Problem to solve: The data below must be copied in full and without any change.

Information provided:

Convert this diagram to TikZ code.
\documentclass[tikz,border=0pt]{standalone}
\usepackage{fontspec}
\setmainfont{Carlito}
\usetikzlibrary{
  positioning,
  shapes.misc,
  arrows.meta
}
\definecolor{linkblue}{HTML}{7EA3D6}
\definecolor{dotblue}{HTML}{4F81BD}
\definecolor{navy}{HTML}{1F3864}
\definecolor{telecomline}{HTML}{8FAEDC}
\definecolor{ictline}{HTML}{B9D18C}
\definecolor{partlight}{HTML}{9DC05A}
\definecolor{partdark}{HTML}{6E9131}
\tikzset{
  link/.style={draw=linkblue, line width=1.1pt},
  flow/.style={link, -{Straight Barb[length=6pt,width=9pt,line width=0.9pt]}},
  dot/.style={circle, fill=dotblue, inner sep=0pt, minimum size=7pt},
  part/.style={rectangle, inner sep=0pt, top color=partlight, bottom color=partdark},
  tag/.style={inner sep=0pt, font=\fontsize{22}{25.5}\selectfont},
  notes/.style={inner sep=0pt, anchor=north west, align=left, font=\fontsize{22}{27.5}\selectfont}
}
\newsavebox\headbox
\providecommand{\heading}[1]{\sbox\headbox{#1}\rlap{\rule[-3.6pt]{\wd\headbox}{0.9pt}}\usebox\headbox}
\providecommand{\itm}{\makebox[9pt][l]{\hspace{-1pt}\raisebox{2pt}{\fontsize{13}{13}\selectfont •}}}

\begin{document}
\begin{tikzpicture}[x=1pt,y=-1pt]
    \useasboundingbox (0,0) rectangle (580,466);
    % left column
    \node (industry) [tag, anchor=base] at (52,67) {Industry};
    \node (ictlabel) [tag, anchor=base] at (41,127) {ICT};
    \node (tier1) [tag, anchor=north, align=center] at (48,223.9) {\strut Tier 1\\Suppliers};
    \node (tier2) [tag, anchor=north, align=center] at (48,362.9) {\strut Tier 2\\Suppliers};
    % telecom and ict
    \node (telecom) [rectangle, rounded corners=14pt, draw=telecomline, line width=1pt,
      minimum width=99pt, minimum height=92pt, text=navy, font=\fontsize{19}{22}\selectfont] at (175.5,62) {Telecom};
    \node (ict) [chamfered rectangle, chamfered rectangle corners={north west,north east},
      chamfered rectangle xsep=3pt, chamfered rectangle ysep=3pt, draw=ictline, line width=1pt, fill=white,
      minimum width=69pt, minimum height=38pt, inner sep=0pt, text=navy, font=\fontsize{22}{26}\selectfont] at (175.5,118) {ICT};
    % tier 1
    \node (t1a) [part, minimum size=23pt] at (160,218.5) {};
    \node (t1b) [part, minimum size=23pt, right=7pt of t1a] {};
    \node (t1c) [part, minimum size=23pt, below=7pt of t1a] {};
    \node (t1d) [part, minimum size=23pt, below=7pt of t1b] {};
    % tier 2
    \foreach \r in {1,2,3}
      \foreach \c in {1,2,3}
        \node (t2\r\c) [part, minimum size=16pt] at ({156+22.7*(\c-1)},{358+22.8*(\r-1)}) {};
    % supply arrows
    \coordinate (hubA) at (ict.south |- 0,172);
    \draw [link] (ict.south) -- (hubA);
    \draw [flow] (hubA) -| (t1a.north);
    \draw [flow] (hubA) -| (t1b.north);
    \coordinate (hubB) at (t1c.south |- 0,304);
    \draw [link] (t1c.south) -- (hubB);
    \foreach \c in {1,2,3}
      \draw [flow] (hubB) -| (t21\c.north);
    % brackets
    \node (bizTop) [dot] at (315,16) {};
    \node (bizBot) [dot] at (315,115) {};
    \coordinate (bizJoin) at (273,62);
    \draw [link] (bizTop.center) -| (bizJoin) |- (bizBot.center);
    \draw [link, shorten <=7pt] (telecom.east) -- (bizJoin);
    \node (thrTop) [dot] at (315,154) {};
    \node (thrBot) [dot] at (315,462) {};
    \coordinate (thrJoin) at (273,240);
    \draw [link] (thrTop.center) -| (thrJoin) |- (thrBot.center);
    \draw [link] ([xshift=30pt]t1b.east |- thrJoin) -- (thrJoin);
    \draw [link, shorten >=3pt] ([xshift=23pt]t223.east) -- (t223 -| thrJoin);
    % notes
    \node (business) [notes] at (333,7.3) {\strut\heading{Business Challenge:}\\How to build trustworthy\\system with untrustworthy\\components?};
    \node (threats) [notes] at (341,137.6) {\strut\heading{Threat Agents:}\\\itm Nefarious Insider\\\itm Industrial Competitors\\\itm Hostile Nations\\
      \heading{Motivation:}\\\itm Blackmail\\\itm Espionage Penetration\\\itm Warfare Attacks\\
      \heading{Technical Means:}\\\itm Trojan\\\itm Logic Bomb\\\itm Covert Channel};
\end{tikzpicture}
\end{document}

Complete response:
Convert this diagram to TikZ code.
\documentclass[tikz,border=0pt]{standalone}
\usepackage{fontspec}
\setmainfont{Carlito}
\usetikzlibrary{
  positioning,
  shapes.misc,
  arrows.meta
}
\definecolor{linkblue}{HTML}{7EA3D6}
\definecolor{dotblue}{HTML}{4F81BD}
\definecolor{navy}{HTML}{1F3864}
\definecolor{telecomline}{HTML}{8FAEDC}
\definecolor{ictline}{HTML}{B9D18C}
\definecolor{partlight}{HTML}{9DC05A}
\definecolor{partdark}{HTML}{6E9131}
\tikzset{
  link/.style={draw=linkblue, line width=1.1pt},
  flow/.style={link, -{Straight Barb[length=6pt,width=9pt,line width=0.9pt]}},
  dot/.style={circle, fill=dotblue, inner sep=0pt, minimum size=7pt},
  part/.style={rectangle, inner sep=0pt, top color=partlight, bottom color=partdark},
  tag/.style={inner sep=0pt, font=\fontsize{22}{25.5}\selectfont},
  notes/.style={inner sep=0pt, anchor=north west, align=left, font=\fontsize{22}{27.5}\selectfont}
}
\newsavebox\headbox
\providecommand{\heading}[1]{\sbox\headbox{#1}\rlap{\rule[-3.6pt]{\wd\headbox}{0.9pt}}\usebox\headbox}
\providecommand{\itm}{\makebox[9pt][l]{\hspace{-1pt}\raisebox{2pt}{\fontsize{13}{13}\selectfont •}}}

\begin{document}
\begin{tikzpicture}[x=1pt,y=-1pt]
    \useasboundingbox (0,0) rectangle (580,466);
    % left column
    \node (industry) [tag, anchor=base] at (52,67) {Industry};
    \node (ictlabel) [tag, anchor=base] at (41,127) {ICT};
    \node (tier1) [tag, anchor=north, align=center] at (48,223.9) {\strut Tier 1\\Suppliers};
    \node (tier2) [tag, anchor=north, align=center] at (48,362.9) {\strut Tier 2\\Suppliers};
    % telecom and ict
    \node (telecom) [rectangle, rounded corners=14pt, draw=telecomline, line width=1pt,
      minimum width=99pt, minimum height=92pt, text=navy, font=\fontsize{19}{22}\selectfont] at (175.5,62) {Telecom};
    \node (ict) [chamfered rectangle, chamfered rectangle corners={north west,north east},
      chamfered rectangle xsep=3pt, chamfered rectangle ysep=3pt, draw=ictline, line width=1pt, fill=white,
      minimum width=69pt, minimum height=38pt, inner sep=0pt, text=navy, font=\fontsize{22}{26}\selectfont] at (175.5,118) {ICT};
    % tier 1
    \node (t1a) [part, minimum size=23pt] at (160,218.5) {};
    \node (t1b) [part, minimum size=23pt, right=7pt of t1a] {};
    \node (t1c) [part, minimum size=23pt, below=7pt of t1a] {};
    \node (t1d) [part, minimum size=23pt, below=7pt of t1b] {};
    % tier 2
    \foreach \r in {1,2,3}
      \foreach \c in {1,2,3}
        \node (t2\r\c) [part, minimum size=16pt] at ({156+22.7*(\c-1)},{358+22.8*(\r-1)}) {};
    % supply arrows
    \coordinate (hubA) at (ict.south |- 0,172);
    \draw [link] (ict.south) -- (hubA);
    \draw [flow] (hubA) -| (t1a.north);
    \draw [flow] (hubA) -| (t1b.north);
    \coordinate (hubB) at (t1c.south |- 0,304);
    \draw [link] (t1c.south) -- (hubB);
    \foreach \c in {1,2,3}
      \draw [flow] (hubB) -| (t21\c.north);
    % brackets
    \node (bizTop) [dot] at (315,16) {};
    \node (bizBot) [dot] at (315,115) {};
    \coordinate (bizJoin) at (273,62);
    \draw [link] (bizTop.center) -| (bizJoin) |- (bizBot.center);
    \draw [link, shorten <=7pt] (telecom.east) -- (bizJoin);
    \node (thrTop) [dot] at (315,154) {};
    \node (thrBot) [dot] at (315,462) {};
    \coordinate (thrJoin) at (273,240);
    \draw [link] (thrTop.center) -| (thrJoin) |- (thrBot.center);
    \draw [link] ([xshift=30pt]t1b.east |- thrJoin) -- (thrJoin);
    \draw [link, shorten >=3pt] ([xshift=23pt]t223.east) -- (t223 -| thrJoin);
    % notes
    \node (business) [notes] at (333,7.3) {\strut\heading{Business Challenge:}\\How to build trustworthy\\system with untrustworthy\\components?};
    \node (threats) [notes] at (341,137.6) {\strut\heading{Threat Agents:}\\\itm Nefarious Insider\\\itm Industrial Competitors\\\itm Hostile Nations\\
      \heading{Motivation:}\\\itm Blackmail\\\itm Espionage Penetration\\\itm Warfare Attacks\\
      \heading{Technical Means:}\\\itm Trojan\\\itm Logic Bomb\\\itm Covert Channel};
\end{tikzpicture}
\end{document}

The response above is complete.